About Us

Our Mission:

To empower youth and adults as agents of individual, institutional, and social change.

Our Vision:

We envision a world in which youth with adults, in mutually respectful and supportive relationships, use their voices creatively to inspire, lead, and empower their communities to achieve justice and peace.

Theory of Change

With the right skills and resources, all youth, including high-risk young people, can think deeply about the difficult social problems and work successfully with others to create significant change. While youth are often seen as part of the problems facing urban communities, they are rarely engaged as part of the solution. Teen Empowerment helps youth find their voices and talents and use them to involve large numbers of their peers and adults in building peace, tolerance and community.



In 1992, Executive Director and Founder, Stanley Pollack began the Center for Teen Empowerment (TE) to involve low-income, urban youth in helping to solve the most pressing issues in their communities using the unique, interactive Teen Empowerment Model. Since then, Teen Empowerment youth, staff, and board members have worked diligently to meet this mission, with remarkable results for thousands of youth, adults, police officers, public officials, and social service workers. TE brought its successful Model to Rochester, NY in 2003 and Somerville, MA in 2004. Each year, Teen Empowerment employs more than 120 youth who conduct over 250 initiatives that involve more than 5,000 youth, residents, public officials, and police in efforts to build peace, tolerance, and community. TE also provides consulting, training and publications to help other service providers adapt our methods for use in their own programs.
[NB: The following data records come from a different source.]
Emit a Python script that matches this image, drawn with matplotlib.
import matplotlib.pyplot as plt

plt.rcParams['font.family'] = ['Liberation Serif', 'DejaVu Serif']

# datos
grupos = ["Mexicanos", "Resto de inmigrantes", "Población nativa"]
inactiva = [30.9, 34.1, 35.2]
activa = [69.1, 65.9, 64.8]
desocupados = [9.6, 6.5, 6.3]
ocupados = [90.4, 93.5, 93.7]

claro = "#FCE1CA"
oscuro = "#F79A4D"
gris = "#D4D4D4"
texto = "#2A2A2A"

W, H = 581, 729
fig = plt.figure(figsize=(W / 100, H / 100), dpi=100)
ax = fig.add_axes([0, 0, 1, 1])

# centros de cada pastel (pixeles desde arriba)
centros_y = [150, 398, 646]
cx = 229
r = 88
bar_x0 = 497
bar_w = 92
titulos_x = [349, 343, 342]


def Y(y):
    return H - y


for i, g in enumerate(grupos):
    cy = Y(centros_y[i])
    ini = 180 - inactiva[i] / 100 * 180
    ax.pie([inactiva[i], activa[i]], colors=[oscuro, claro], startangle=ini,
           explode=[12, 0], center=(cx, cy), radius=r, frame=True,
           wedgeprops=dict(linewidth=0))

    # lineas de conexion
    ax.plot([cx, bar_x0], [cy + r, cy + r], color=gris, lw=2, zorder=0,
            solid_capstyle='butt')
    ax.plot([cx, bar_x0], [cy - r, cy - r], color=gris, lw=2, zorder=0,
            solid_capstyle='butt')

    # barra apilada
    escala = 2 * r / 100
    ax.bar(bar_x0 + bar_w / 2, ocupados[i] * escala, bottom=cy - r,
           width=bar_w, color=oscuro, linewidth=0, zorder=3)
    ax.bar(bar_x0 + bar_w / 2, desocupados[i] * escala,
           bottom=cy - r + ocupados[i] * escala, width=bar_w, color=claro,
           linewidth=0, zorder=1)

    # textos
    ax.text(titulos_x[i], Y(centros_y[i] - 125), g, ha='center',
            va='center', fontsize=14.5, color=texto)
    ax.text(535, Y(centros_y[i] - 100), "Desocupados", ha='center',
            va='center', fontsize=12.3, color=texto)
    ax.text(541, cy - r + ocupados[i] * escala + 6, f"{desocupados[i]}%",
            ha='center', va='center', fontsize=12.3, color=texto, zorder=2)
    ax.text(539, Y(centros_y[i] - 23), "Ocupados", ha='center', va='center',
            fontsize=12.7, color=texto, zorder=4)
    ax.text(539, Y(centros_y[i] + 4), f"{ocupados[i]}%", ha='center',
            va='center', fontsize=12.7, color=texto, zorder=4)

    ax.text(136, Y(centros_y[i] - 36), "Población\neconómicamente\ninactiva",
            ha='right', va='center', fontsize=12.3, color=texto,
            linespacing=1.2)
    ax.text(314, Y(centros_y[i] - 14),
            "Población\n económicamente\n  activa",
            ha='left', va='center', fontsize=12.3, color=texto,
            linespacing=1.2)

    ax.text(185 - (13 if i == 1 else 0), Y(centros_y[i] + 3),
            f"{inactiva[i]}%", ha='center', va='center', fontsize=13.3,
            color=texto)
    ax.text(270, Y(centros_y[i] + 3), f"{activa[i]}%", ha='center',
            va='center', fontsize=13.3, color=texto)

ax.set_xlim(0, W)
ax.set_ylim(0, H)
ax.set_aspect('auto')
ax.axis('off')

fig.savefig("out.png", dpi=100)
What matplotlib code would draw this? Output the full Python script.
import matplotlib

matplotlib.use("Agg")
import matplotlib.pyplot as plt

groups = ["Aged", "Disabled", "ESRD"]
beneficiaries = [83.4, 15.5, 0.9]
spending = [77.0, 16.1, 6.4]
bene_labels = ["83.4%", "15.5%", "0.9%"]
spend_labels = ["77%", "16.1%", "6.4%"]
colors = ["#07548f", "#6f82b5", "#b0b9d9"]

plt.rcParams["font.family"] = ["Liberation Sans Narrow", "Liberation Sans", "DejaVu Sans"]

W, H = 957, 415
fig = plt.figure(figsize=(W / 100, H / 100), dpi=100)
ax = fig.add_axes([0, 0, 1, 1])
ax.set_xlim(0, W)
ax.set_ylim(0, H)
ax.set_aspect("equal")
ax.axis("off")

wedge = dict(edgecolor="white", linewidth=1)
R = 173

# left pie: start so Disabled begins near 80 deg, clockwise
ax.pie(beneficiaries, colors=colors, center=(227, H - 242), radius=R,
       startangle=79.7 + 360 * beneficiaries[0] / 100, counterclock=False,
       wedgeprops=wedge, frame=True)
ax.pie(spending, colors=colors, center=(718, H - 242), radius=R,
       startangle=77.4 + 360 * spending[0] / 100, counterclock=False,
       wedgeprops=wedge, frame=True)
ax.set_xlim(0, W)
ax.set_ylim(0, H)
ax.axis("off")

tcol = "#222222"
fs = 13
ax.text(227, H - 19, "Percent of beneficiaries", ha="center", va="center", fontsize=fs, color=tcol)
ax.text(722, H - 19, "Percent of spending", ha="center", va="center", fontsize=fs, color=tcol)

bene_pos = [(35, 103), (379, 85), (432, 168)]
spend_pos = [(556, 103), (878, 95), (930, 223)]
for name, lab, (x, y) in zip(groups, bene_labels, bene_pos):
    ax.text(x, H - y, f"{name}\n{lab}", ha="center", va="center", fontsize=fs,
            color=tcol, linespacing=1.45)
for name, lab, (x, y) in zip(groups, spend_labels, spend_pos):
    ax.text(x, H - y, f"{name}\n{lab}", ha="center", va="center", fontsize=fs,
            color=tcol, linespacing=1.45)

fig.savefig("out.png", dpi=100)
TE’s work is recognized nationally and has received numerous honors, including Collaborate Boston Award (2016), MetLife Foundation’s Community-Police Partnership Award (2012), Harvard University Ash Center Bright Idea (2010 and 2012), RIT Center for Public Safety Initiatives Award (2009), U.S. Mayor’s Conference Best Practice in Youth Development (2007), and Drucker Foundation Nonprofit Innovation of the Week (2004).